There are different ways to describe Web services [12]. These include Web Service Description Language (WSDL) for describing Web services based on SOAP and Web Application Description Language (WADL) for describing Web applications based on HyperText Transfer Protocol (HTTP), including Web services in the REST style. In both cases, XML is used as the basic description language.
WSDL is designed to describe Web services, how to access them, and how to send messages between them. The description of a Web service in WSDL includes the following main sections:
definition of data types, which specify the type of XML messages sent and received by the service, and which are validated using XML Schema;
description of data elements as a list of messages used by the service;
defining abstract operations (ports) – a list of methods that can be performed on messages;
linking services to define methods for message delivery;
address of the service call.
The latest official specification of the WSDL language, version 2.0, allows us to describe both calls to various specialized Web services based on SOAP, such as WPS services, and services based on other protocols, such as REST services.
Developing and using SBSAs has a number of advantages over other types of applications. Having a set of services in the SBSA allows application developers to create, debug, test, deploy and modify their services independently of other developers. This greatly simplifies the development of distributed applications.
Each service can be developed and deployed on different resources with different performance characteristics, amounts of RAM and disk memory, interconnect bandwidth, etc. in Grid systems, on supercomputer resources, or on cloud platforms. With containerization, services can be run on multiple parallel nodes without the need to deploy the entire application to a new node.
An important advantage of SBSAs is their fault tolerance. The failure of a service does not usually lead to the failure of the entire application. In this case, a failed service can easily be restarted or its operations can be taken over by other services if there is computational redundancy in the SBSA.
Table 1 provides an overview of the developments in the field of service-oriented computing. The following important aspects of supporting service-oriented computing at the levels of the application and/or the computing environment as a whole are considered: different types of services, methods for their specification, runtime architecture, service-oriented models for representing various entities of the computing environment, development tools, control systems, SBSAs for different subject domains, etc.
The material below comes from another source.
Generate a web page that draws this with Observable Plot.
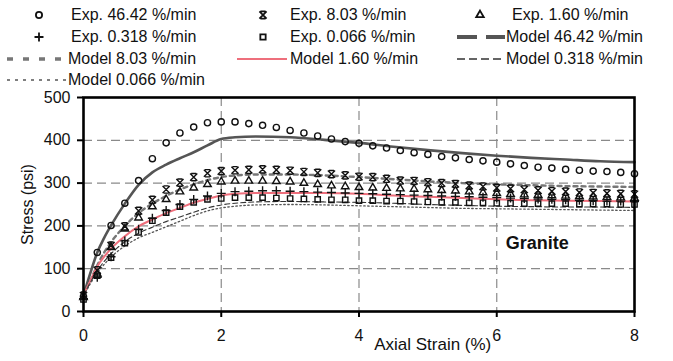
<!DOCTYPE html>
<html><head><meta charset="utf-8">
<script src="https://cdn.jsdelivr.net/npm/d3@7"></script>
<script src="https://cdn.jsdelivr.net/npm/@observablehq/plot@0.6"></script>
<style>
html,body{margin:0;padding:0;background:#fff;}
#wrap{position:relative;width:673px;height:361px;overflow:hidden;font-family:"Liberation Sans",Arial,Helvetica,sans-serif;}
#chart{position:absolute;left:0;top:0;}
#legend{position:absolute;left:0;top:0;width:673px;height:92px;}
.item{position:absolute;display:flex;align-items:center;height:20px;font-size:16px;color:#111;white-space:nowrap;}
.item svg{display:block;flex:none;}
</style></head><body>
<div id="wrap"><div id="chart"></div><div id="legend"></div></div>
<script>
// ---------- data ----------
const expStrain = [0,0.2,0.4,0.6,0.8,1.0,1.2,1.4,1.6,1.8,2.0,2.2,2.4,2.6,2.8,3.0,3.2,3.4,3.6,3.8,4.0,4.2,4.4,4.6,4.8,5.0,5.2,5.4,5.6,5.8,6.0,6.2,6.4,6.6,6.8,7.0,7.2,7.4,7.6,7.8,8.0];
const exp4642 = [35,138,201,253,306,357,394,417,431,441,443,443,439,435,430,423,417,410,403,397,393,387,382,376,371,367,362,359,355,352,349,345,341,337,335,332,330,328,327,325,322];
const exp803  = [37,96,154,199,235,261,285,301,314,323,328,330,331,332,331,329,326,324,321,318,315,314,310,306,305,302,300,298,294,292,289,287,285,283,281,280,278,277,276,275,274];
const exp160  = [33,88,150,193,219,245,262,280,289,297,303,305,305,305,304,303,300,297,294,292,290,289,288,287,286,285,283,282,280,278,276,274,273,272,271,270,269,268,267,266,265];
const exp0318 = [30,80,128,165,192,218,236,250,262,270,276,280,281,282,282,281,280,279,278,277,276,275,274,273,272,271,270,269,268,267,266,265,264,263,262,261,260,259,258,258,257];
const exp0066 = [28,84,126,160,185,212,231,245,255,262,264,266,266,266,265,264,263,262,261,261,259,259,258,258,257,256,255,255,254,254,253,253,252,252,252,252,251,251,251,250,250];

const modelStrain = [0,0.1,0.2,0.3,0.4,0.6,0.8,1.0,1.2,1.4,1.6,1.8,2.0,2.2,2.5,3.0,3.5,4.0,4.5,5.0,5.5,6.0,6.5,7.0,7.5,8.0];
const model4642 = [37,90,138,172,201,252,296,325,343,358,372,388,403,407,409,407,401,394,385,377,370,364,359,355,351,349];
const model803  = [37,72,108,138,162,200,230,252,270,285,297,307,314,318,320,320,318,314,309,304,300,297,295,293,292,291];
const model160  = [37,72,105,128,147,176,199,215,230,242,254,263,271,275,277,277,277,275,271,268,265,262,260,259,258,257];
const model0318 = [37,68,95,117,135,163,183,197,210,221,232,242,249,253,256,257,256,255,253,250,248,246,245,244,244,243];
const model0066 = [37,65,90,110,127,153,172,185,198,211,224,235,242,246,249,250,249,247,245,243,241,240,239,238,237,236];

const xTicks = [0,2,4,6,8];
const yTicks = [0,100,200,300,400,500];
const xGrid = [2,4,6];
const yGrid = [100,200,300,400];

const expNames = ["Exp. 46.42 %/min","Exp. 8.03 %/min","Exp. 1.60 %/min","Exp. 0.318 %/min","Exp. 0.066 %/min"];
const modelNames = ["Model 46.42 %/min","Model 8.03 %/min","Model 1.60 %/min","Model 0.318 %/min","Model 0.066 %/min"];
const xTitle = "Axial Strain (%)";
const yTitle = "Stress (psi)";
const annotText = "Granite";
const annotPos = {x: 6.13, y: 159};
const xTitlePos = 5.07;

// ---------- styles ----------
const starSymbol = {
  draw(ctx, size) {
    const r = Math.sqrt(size / Math.PI);
    ctx.moveTo(-r, -r); ctx.lineTo(r, r);
    ctx.moveTo(-r, r); ctx.lineTo(r, -r);
    ctx.moveTo(-r * 0.7, -r); ctx.lineTo(r * 0.7, -r);
    ctx.moveTo(-r * 0.7, r); ctx.lineTo(r * 0.7, r);
  }
};
const expStyles = [
  {symbol: "circle", r: 3.1},
  {symbol: starSymbol, r: 3.6},
  {symbol: "triangle", r: 2.8},
  {symbol: "plus", r: 3.0},
  {symbol: "square", r: 3.0}
];
const modelStyles = [
  {stroke: "#555", strokeWidth: 2.6, dash: null, legendDash: "20,9", legendWidth: 4},
  {stroke: "#777", strokeWidth: 2.4, dash: "4,4", legendDash: "6,10", legendWidth: 3.5},
  {stroke: "#ee6f7c", strokeWidth: 2, dash: null, legendDash: null, legendWidth: 2},
  {stroke: "#333", strokeWidth: 1.1, dash: "5,3", legendDash: "8,4", legendWidth: 1.6},
  {stroke: "#555", strokeWidth: 1.3, dash: "1.5,2.5", legendDash: "3,5", legendWidth: 1.6}
];

const expSeries = [exp4642, exp803, exp160, exp0318, exp0066];
const modelSeries = [model4642, model803, model160, model0318, model0066];

const expData = expSeries.map(ys => expStrain.map((x, i) => ({x, y: ys[i]})));
const modelData = modelSeries.map(ys => modelStrain.map((x, i) => ({x, y: ys[i]})));

const marks = [
  Plot.gridX(xGrid, {stroke: "#8a8a8a", strokeOpacity: 1, strokeWidth: 1.2, strokeDasharray: "9,5"}),
  Plot.gridY(yGrid, {stroke: "#8a8a8a", strokeOpacity: 1, strokeWidth: 1.2, strokeDasharray: "9,5"}),
];
modelData.forEach((d, i) => {
  const s = modelStyles[i];
  marks.push(Plot.line(d, {x: "x", y: "y", curve: "monotone-x", stroke: s.stroke, strokeWidth: s.strokeWidth, strokeDasharray: s.dash || undefined}));
});
expData.forEach((d, i) => {
  const s = expStyles[i];
  marks.push(Plot.dot(d, {x: "x", y: "y", symbol: s.symbol, r: s.r, fill: "none", stroke: "#111", strokeWidth: 1.4}));
});
marks.push(
  Plot.frame({stroke: "#000", strokeWidth: 2.6}),
  Plot.axisX(xTicks, {tickSize: 6, tickPadding: 12, stroke: "#000", strokeWidth: 2, fontSize: 16, fill: "#111", label: null}),
  Plot.axisY(yTicks, {tickSize: 6, tickPadding: 7, stroke: "#000", strokeWidth: 2, fontSize: 16, fill: "#111", label: yTitle, labelAnchor: "center", labelOffset: 62, labelArrow: "none"}),
  Plot.text([xTitle], {x: () => xTitlePos, frameAnchor: "bottom", dy: 38, text: d => d, fontSize: 17, fill: "#111", textAnchor: "middle"}),
  Plot.text([annotText], {x: () => annotPos.x, y: () => annotPos.y, text: d => d, textAnchor: "start", fontWeight: "bold", fontSize: 18, fill: "#111"})
);

const chart = Plot.plot({
  width: 673, height: 361,
  marginTop: 97, marginLeft: 83, marginRight: 39, marginBottom: 50,
  style: {fontFamily: "'Liberation Sans', Arial, Helvetica, sans-serif", fontSize: "16px", background: "transparent", color: "#111", overflow: "visible"},
  x: {domain: [0, 8]},
  y: {domain: [0, 500]},
  marks
});
document.getElementById("chart").appendChild(chart);

// ---------- legend (HTML above chart) ----------
const NS = "http://www.w3.org/2000/svg";
function markerSwatch(idx) {
  const svg = document.createElementNS(NS, "svg");
  svg.setAttribute("width", 16); svg.setAttribute("height", 16);
  const p = document.createElementNS(NS, "path");
  const s = expStyles[idx];
  const type = typeof s.symbol === "string" ? {circle: d3.symbolCircle, square: d3.symbolSquare, triangle: d3.symbolTriangle, plus: d3.symbolPlus}[s.symbol] : s.symbol;
  p.setAttribute("d", d3.symbol(type, s.r * s.r * Math.PI)());
  p.setAttribute("transform", "translate(8,8)");
  p.setAttribute("fill", "none"); p.setAttribute("stroke", "#111"); p.setAttribute("stroke-width", 1.8);
  svg.appendChild(p);
  return svg;
}
function lineSwatch(idx, len) {
  const svg = document.createElementNS(NS, "svg");
  svg.setAttribute("width", len); svg.setAttribute("height", 10);
  const l = document.createElementNS(NS, "line");
  const s = modelStyles[idx];
  l.setAttribute("x1", 0); l.setAttribute("x2", len); l.setAttribute("y1", 5); l.setAttribute("y2", 5);
  l.setAttribute("stroke", s.stroke); l.setAttribute("stroke-width", s.legendWidth);
  if (s.legendDash) l.setAttribute("stroke-dasharray", s.legendDash);
  svg.appendChild(l);
  return svg;
}
// layout: [kind, index, left, centerY, swatchLen, gap]
const legendLayout = [
  ["exp", 0, 31, 15, 0, 24],
  ["exp", 1, 255, 15, 0, 19],
  ["exp", 2, 472, 15, 0, 24],
  ["exp", 3, 31, 37, 0, 24],
  ["exp", 4, 255, 37, 0, 19],
  ["model", 0, 457, 37, 48, 1],
  ["model", 1, 7, 59, 58, 3],
  ["model", 2, 237, 59, 50, 3],
  ["model", 3, 457, 59, 48, 1],
  ["model", 4, 7, 80, 60, 1]
];
const legend = document.getElementById("legend");
legendLayout.forEach(([kind, idx, left, cy, len, gap]) => {
  const div = document.createElement("div");
  div.className = "item";
  div.style.left = left + "px";
  div.style.top = (cy - 10) + "px";
  const sw = kind === "exp" ? markerSwatch(idx) : lineSwatch(idx, len);
  sw.style.marginRight = gap + "px";
  div.appendChild(sw);
  const span = document.createElement("span");
  span.textContent = kind === "exp" ? expNames[idx] : modelNames[idx];
  div.appendChild(span);
  legend.appendChild(div);
});
</script>
</body></html>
Table 1. . Developments in the field of service-oriented computing
Source | Support aspects | Support level |
|---|---|---|
[13–17] | Grid and Cloud computing, SOAP services, Grid services, SaaS, Globus Toolkit. | Environment |
[9] | Cloud Computing, SOAP services, WMS, WaaS Cloud Platform | Application |
[8] | Cloud Computing, SOAP services, WMS, HyperFlow | Application |
[18, 19] | SOAP services specification methodology, WF specification methodology, WSDL, BPEL | Application |
[20, 21] | Microservices, service compositions, program synthesis | Application |
[22] | REST | Environment |
[1] | Grid and Cloud computing, Grid services, SOAP, REST, WMS, UNICORE | Environment |
[7] | Cloud computing, SOAP, REST, WMS, Galaxy | Environment |
[23] | Cooperative computing, data management, microservices, iRODS | Environment, application |
[24] | Cloud computing, SOAP, REST, MathCloud, Everest | Environment, application |
[25] | Grid and Cloud computing, SOAP services, Grid services, CAEBeans, testbeds | Environment |
[26, 27] | Cloud computing, WF, Web services, intelligent computing management, IaaS, SaaS, PaaS, iPSE | Environment |
[28] | SBSA | Application |
[29] | HPC, Amazon Web Services, Google Compute Engine, OpenStack, Cloud Stack, IaaS, PaaS, SaaS | Environment |
[30, 31] | SBSA, data processing | Environment, application |
[32] | SBSA, data processing | Environment, application |
[33] | Energy research, SBSA, data processing | Environment |
[34, 35] | Geoinformatics, REST services, SOAP services, WPS services, service composition | Environment |
[36] | REST services, SOAP services, microservices, service composition | Application |
[37] | WPS services, service composition, HDCE | Environment, application |
[38] | Multiagent resource management, microservices, service templates | Environment |
WORKFLOW STANDARDS
WFs enable large-scale scientific experiments to be carried out using large data sets. In this case, data processing operations are distributed across different computing resources. WFs may include operations for discovering and linking resources, and for collecting, processing, analyzing, and visualizing data. WFs must be logical, structured, and reliable.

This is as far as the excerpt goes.